Will you output the lines between the ones holding "Write the matplotlib code for this chart." and "hours = np.arange(97) * 0.25", inclusive, exactly as they stand, and only those lines, with the pictures left out?

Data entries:
## begin
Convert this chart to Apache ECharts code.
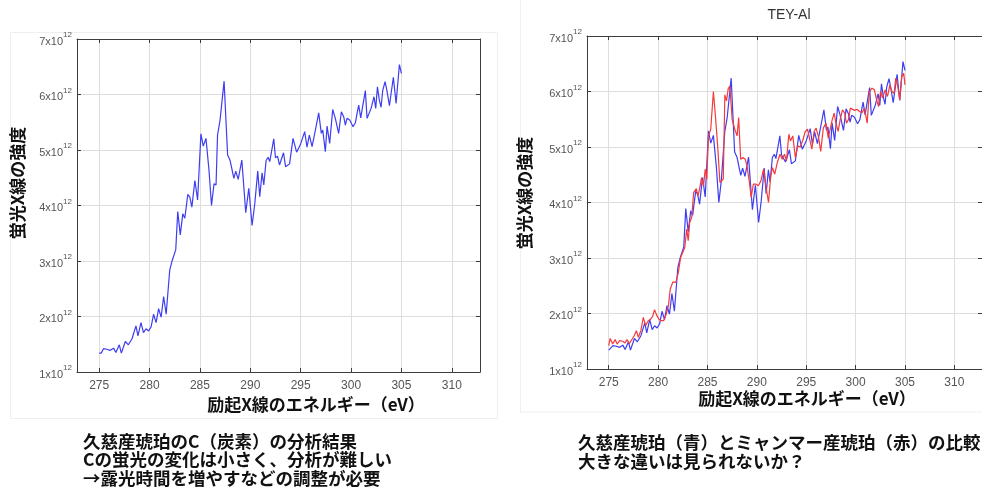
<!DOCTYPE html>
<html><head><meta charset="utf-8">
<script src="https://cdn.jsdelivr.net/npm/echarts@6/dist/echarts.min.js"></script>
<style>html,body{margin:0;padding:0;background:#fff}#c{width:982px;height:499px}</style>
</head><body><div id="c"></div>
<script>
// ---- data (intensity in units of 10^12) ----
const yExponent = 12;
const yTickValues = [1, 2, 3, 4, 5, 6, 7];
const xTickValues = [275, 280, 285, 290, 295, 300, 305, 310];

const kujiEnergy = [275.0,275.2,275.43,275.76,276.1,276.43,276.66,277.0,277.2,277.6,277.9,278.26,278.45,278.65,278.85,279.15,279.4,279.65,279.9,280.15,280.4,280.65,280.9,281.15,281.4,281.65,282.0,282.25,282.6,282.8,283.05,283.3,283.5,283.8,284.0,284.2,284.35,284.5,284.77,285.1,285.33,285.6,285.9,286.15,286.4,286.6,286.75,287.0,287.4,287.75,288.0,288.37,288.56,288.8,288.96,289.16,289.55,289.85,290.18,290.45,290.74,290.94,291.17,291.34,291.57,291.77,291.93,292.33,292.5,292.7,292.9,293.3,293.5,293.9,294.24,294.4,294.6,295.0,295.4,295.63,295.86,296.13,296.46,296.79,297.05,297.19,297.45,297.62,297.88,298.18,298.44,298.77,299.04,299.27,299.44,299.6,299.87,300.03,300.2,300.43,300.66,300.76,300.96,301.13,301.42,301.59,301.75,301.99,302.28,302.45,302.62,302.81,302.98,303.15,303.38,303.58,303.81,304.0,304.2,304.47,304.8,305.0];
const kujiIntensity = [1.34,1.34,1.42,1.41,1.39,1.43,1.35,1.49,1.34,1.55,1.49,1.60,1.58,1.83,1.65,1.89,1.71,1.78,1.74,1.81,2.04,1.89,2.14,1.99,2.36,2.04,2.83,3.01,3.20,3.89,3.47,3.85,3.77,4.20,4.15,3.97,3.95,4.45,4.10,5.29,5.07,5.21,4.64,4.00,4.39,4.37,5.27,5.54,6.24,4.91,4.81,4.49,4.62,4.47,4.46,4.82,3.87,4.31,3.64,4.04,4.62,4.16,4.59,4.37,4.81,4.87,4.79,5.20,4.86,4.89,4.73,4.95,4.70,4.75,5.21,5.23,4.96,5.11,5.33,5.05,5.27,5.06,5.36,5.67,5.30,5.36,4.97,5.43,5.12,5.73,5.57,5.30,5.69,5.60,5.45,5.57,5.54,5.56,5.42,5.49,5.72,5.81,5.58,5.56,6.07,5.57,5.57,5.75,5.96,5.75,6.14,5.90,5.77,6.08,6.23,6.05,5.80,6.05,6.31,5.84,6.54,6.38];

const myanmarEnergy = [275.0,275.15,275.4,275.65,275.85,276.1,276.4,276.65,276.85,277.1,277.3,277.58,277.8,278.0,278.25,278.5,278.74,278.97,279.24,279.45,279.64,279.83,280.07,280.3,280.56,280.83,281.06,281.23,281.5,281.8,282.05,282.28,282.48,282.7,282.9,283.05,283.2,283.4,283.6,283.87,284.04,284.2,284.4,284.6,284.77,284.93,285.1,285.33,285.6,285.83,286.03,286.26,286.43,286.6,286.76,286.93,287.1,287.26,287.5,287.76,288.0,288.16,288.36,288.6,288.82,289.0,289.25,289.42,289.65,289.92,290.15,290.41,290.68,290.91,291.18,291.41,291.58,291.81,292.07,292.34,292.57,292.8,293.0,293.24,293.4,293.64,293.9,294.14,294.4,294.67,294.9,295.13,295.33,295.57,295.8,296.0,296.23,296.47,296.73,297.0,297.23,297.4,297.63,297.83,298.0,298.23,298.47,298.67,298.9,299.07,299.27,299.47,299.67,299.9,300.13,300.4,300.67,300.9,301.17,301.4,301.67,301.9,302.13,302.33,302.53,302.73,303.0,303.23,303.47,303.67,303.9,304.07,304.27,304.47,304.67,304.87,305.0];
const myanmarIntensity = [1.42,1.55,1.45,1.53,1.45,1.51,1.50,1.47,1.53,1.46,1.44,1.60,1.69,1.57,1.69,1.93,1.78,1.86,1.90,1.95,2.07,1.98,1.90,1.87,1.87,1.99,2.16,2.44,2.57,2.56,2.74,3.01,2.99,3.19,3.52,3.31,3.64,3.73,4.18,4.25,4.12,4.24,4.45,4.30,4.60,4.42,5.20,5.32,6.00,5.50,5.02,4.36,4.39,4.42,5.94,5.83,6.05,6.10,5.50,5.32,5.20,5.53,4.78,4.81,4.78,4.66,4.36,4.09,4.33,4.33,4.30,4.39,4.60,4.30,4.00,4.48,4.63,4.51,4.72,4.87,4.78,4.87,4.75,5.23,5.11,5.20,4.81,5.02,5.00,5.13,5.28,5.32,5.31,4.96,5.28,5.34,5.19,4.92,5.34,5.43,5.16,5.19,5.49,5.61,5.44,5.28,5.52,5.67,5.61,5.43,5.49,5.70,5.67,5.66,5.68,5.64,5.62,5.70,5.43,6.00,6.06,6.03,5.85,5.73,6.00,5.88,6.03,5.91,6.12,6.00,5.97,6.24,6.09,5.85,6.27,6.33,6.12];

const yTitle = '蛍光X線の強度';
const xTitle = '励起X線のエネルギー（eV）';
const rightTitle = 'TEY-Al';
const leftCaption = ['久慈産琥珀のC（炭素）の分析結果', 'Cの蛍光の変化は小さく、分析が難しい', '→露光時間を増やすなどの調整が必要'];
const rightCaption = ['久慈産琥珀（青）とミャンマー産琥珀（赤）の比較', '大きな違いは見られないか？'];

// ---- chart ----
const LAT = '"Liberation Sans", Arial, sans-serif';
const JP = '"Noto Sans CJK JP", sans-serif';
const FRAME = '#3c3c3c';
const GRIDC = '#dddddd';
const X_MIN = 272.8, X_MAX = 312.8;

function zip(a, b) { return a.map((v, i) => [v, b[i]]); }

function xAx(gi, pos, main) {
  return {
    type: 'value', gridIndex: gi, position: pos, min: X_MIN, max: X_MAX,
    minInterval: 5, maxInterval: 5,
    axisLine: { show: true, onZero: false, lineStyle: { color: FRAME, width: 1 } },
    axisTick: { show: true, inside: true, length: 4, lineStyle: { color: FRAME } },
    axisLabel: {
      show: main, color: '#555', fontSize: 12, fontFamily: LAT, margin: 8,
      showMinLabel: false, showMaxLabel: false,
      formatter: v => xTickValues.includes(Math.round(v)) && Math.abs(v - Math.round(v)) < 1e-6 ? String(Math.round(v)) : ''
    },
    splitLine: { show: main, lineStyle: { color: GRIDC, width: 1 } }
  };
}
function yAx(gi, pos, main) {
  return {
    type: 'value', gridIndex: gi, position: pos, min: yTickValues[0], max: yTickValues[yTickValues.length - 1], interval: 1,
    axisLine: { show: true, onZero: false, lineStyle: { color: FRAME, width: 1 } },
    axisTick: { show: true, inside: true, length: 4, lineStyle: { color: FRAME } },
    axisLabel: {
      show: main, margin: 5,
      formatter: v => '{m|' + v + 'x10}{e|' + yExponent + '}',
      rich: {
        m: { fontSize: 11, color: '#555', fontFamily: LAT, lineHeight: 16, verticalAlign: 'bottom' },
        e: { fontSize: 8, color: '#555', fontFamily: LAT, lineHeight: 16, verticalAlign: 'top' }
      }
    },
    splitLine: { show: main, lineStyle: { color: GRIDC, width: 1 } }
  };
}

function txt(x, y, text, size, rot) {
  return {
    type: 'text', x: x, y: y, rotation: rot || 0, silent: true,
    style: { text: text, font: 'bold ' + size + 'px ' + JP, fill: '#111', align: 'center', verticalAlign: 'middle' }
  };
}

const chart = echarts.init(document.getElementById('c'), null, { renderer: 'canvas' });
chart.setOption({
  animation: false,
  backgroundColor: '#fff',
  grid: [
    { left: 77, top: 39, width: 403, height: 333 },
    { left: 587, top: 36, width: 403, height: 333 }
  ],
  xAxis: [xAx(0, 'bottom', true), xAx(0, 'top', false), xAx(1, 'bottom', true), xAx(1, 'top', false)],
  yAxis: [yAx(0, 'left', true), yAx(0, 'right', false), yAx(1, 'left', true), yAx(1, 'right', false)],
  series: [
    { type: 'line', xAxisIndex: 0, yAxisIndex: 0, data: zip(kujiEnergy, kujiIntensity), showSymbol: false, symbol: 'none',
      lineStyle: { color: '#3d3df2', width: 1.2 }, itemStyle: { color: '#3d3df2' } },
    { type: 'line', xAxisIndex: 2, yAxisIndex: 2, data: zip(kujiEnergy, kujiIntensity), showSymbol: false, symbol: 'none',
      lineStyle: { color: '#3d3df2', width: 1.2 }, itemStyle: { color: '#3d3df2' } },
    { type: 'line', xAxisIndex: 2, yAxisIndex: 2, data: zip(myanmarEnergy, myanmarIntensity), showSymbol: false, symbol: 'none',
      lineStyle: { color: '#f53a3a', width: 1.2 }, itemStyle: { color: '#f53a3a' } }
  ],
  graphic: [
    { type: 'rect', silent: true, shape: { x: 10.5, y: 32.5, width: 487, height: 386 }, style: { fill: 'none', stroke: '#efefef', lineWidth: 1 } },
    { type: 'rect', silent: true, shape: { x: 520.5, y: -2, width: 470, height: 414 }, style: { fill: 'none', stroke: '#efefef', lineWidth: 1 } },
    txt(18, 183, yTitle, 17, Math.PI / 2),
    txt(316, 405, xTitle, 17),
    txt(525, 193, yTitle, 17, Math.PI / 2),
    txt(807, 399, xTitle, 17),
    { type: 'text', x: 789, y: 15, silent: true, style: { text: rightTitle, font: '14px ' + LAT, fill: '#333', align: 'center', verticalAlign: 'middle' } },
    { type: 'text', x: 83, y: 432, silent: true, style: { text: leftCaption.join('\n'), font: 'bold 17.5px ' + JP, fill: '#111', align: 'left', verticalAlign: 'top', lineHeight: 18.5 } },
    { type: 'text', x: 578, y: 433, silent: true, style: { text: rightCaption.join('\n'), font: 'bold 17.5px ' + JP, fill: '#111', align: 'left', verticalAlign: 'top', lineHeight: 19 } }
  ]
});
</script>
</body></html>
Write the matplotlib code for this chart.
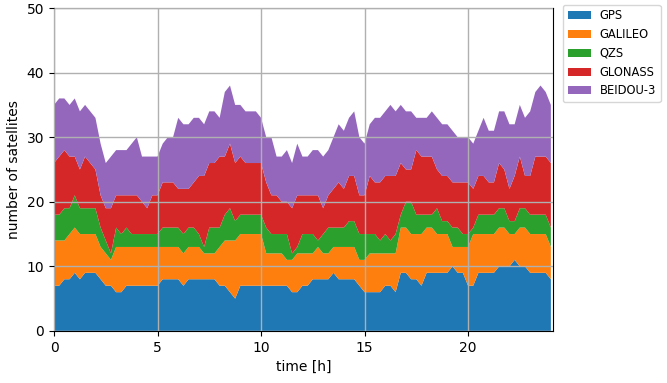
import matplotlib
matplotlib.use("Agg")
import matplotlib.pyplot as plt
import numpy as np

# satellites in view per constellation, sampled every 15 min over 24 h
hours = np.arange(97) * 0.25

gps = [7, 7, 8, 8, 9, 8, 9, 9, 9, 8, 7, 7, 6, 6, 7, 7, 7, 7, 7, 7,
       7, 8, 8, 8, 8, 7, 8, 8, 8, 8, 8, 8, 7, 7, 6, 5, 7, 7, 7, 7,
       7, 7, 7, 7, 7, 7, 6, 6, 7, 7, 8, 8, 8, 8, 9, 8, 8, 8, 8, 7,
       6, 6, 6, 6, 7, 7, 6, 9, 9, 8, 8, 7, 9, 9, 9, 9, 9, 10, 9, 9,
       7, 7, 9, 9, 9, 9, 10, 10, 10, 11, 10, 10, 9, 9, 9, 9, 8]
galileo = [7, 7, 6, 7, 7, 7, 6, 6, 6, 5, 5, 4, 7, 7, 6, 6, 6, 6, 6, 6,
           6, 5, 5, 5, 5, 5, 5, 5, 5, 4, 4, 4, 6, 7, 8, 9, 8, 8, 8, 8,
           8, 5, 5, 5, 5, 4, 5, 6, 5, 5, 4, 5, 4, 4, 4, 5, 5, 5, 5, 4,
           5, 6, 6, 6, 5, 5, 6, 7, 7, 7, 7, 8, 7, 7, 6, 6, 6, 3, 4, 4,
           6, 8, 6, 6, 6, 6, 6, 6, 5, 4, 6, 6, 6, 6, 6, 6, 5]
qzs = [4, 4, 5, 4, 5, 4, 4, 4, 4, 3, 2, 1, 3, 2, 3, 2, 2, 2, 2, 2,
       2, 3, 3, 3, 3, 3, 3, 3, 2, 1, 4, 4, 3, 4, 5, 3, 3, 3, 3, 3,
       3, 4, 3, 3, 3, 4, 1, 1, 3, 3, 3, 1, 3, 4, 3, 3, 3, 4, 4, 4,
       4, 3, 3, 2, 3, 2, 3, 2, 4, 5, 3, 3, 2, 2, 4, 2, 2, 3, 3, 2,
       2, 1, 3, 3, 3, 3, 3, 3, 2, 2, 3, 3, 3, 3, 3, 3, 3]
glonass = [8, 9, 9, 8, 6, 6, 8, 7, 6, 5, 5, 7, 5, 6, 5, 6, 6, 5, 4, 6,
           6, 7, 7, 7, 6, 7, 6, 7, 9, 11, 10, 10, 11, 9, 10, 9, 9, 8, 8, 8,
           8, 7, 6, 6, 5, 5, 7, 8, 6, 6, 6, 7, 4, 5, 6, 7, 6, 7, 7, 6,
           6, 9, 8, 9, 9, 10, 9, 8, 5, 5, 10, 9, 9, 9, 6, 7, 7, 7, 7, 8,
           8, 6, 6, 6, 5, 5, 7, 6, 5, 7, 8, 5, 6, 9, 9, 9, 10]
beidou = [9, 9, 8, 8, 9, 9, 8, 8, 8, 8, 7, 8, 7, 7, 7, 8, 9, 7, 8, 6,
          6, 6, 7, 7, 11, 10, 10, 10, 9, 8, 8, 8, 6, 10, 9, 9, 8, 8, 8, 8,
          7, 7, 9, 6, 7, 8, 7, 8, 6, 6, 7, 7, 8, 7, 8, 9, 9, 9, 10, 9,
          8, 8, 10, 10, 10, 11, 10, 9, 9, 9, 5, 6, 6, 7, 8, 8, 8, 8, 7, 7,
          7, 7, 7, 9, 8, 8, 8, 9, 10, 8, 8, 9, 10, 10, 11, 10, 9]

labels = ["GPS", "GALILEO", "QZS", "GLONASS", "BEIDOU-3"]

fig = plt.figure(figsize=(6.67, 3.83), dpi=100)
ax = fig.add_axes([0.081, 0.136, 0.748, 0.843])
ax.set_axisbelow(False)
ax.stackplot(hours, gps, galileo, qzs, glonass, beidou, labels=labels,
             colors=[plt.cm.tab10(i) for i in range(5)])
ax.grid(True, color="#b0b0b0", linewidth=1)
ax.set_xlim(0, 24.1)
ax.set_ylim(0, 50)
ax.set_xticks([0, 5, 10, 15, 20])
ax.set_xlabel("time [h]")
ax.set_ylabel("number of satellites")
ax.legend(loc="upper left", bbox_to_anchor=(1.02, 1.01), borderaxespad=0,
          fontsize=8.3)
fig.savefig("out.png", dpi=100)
## end
EXERCISE RESPONSE:
Write the matplotlib code for this chart.
import matplotlib
matplotlib.use("Agg")
import matplotlib.pyplot as plt
import numpy as np

# satellites in view per constellation, sampled every 15 min over 24 h
hours = np.arange(97) * 0.25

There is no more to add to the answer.